Morelia, Michoacán (MiMorelia.com).- La calle del Duende, actualmente conocida como calle de Fray Alonso de la Veracruz, ha sido desde siempre un callejón solitario, según cuentan los abuelos más ancianos. Esta calle, que se extiende de norte a sur, conecta la Avenida Madero con la calle Fray Bartolomé de las Casas. En su esquina norte se encuentra la Primera Iglesia Bautista y, al fondo, parte de la hermosa fachada del antiguo Colegio Teresiano de Santa María de Guadalupe. En uno de sus lados se ubica la casa donde vivió el historiador Jesús Romero Flores, y en el sur, un estacionamiento ocupa el lugar que antes era la huerta del exconvento de San Francisco.
Aunque no hay casas destacadas por su antigüedad o arquitectura, ya que han sido renovadas con el tiempo, se dice que existió una casa con barandales de hierro forjado, perillas de bronce, un llamador en forma de mascarón y su fachada estaba coronada por una cornisa con almenas, lo que sugiere que su dueño original era un hidalgo de la vieja Valladolid.
El propietario o arrendatario de esta casa, según las crónicas, era un hombre bajo, de menos de una vara y media de estatura, con calvicie prematura a pesar de no haber llegado a los cincuenta años. Tenía ojos pequeños y azules, y a veces usaba gafas verdes sobre una nariz aguileña. Siempre vestía una capa española y un sombrero de copa alta. Prestaba dinero y cobraba puntualmente. No se le conocía otro oficio más que estar parado en la puerta de su casa o pasearse por el callejón, mirando curioso a quienes entraban y salían. Se llamaba don Regino de la Cueva.
Aparte de la esposa de don Regino, una señora entrada en años y con un estilo de vestir que la hacía parecer una muñeca de chaquira, tenía una hija tan bella como una estrella. La joven Gracia de la Cueva tenía ojos grandes y azules como el cielo, una boca pequeña y roja como una granada fresca, manos pequeñas con dedos alargados y pies diminutos y arqueados. Su belleza era iluminada por su cabellera rizada y abundante, y su nombre era tan hermoso como ella misma. Gracia prefería vestir con colores suaves y delicados, como el blanco de la azucena y el rosa de castilla, y le gustaba bordar en blanco telas de lino y otros tejidos para crear percheras de camisa para su padre. También bordaba con sedas de colores y telas finas para crear paños de tapiz con flores, pájaros y mariposas para decorar su casa. Además, cultivaba claveles, jazmines, rosales y campánulas que alegraban el callejón.
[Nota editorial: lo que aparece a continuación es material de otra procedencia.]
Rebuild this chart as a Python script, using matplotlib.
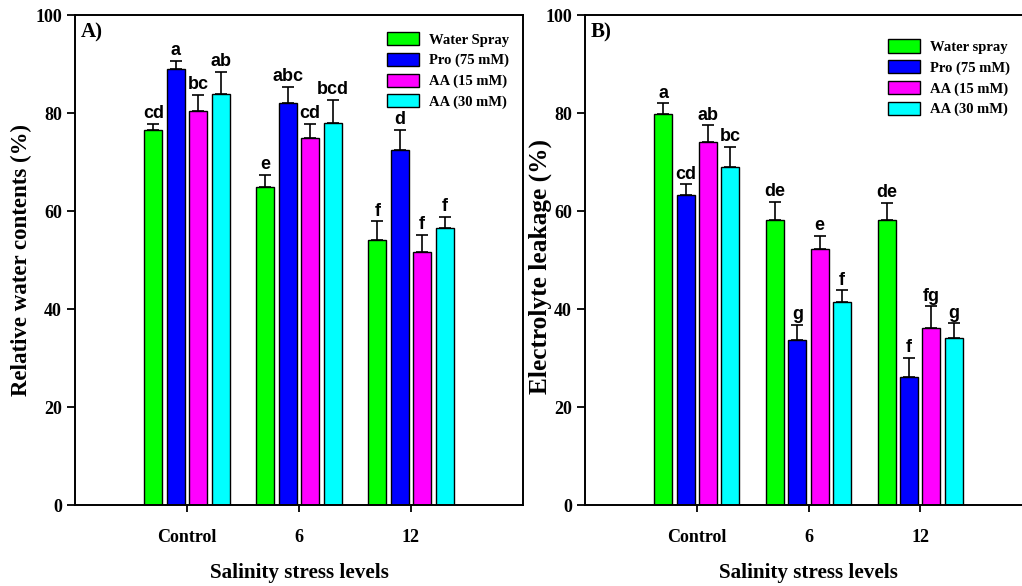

Su vida religiosa era discreta y consistía en asistir a las prácticas piadosas en el templo conventual cercano a su hogar, donde las monjas catarinas cantaban el Miserere en la velación del Santo Entierro.
La juventud de Valladolid no dejaba de rondar la casa de la familia De la Cueva, a pesar de la vigilancia constante de su padre, quien cuidadosamente ahuyentaba a los admiradores de su hija. Sin embargo, un joven llamado Antonio de la Riva destacaba entre todos por su apostura, seriedad e hidalguía, y especialmente por su riqueza, lo que hacía que don Regino lo considerara un pretendiente atractivo para su hija. A pesar de su seriedad, Antonio seguía la tradición de los enamorados y le cantaba serenatas a Gracia bajo la luz de la luna. Mientras tanto, don Regino, cauteloso y avaro, alejaba a los demás pretendientes de la zona.
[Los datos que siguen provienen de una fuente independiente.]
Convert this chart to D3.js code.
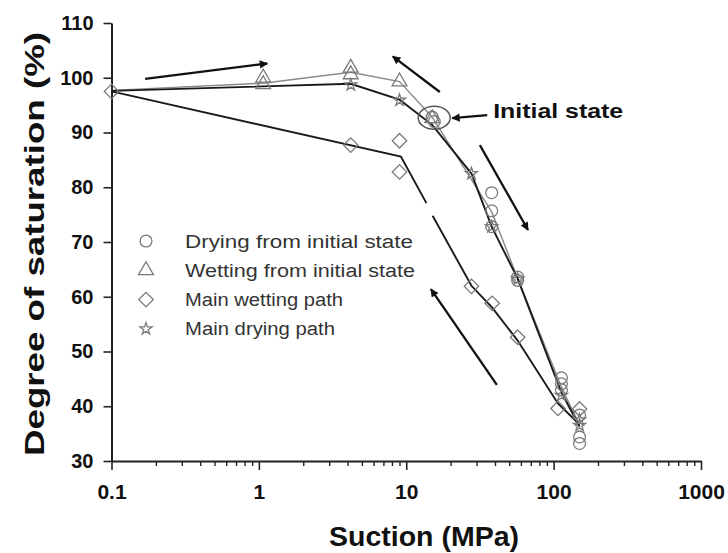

Antonio, correspondido y seguro de su amor por Gracia, preparaba cuidadosamente las esplendidas donas para su matrimonio, seleccionando las telas y porcelanas más finas que se podían encontrar en Nueva España. En una radiante mañana de primavera, el embriagador aroma de las flores acompañaba una elegante procesión de damas y caballeros de Valladolid, encabezada por don Regino y su hija Gracia, vestida con un traje nuevo y escoltada por niñas ataviadas de pajecillos. El novio, Antonio de la Riva, esperaba junto a los sacerdotes revestidos de capas pluviales. Al llegar a la iglesia conventual, el órgano entonó una marcha triunfal y, al recibir la bendición nupcial, las voces melodiosas de las monjas y el humo del incienso llenaron el ambiente de felicidad. Sin embargo, no todos compartían la alegría: los pretendientes rechazados, que habían asistido a la ceremonia por curiosidad, se retiraron maldiciendo a don Regino, al que apodaron "El Duende" por su tacañería y por haber guardado a Gracia como un tesoro preciado en su hogar. Desde entonces, el apodo se convirtió en una leyenda asociada a la callejuela, y pasó a formar parte del repertorio de historias de Morelia.
Relato inspirado en la obra: "Leyendas de la muy noble y leal ciudad de Valladolid hoy Morelia" de Francisco de Paula León.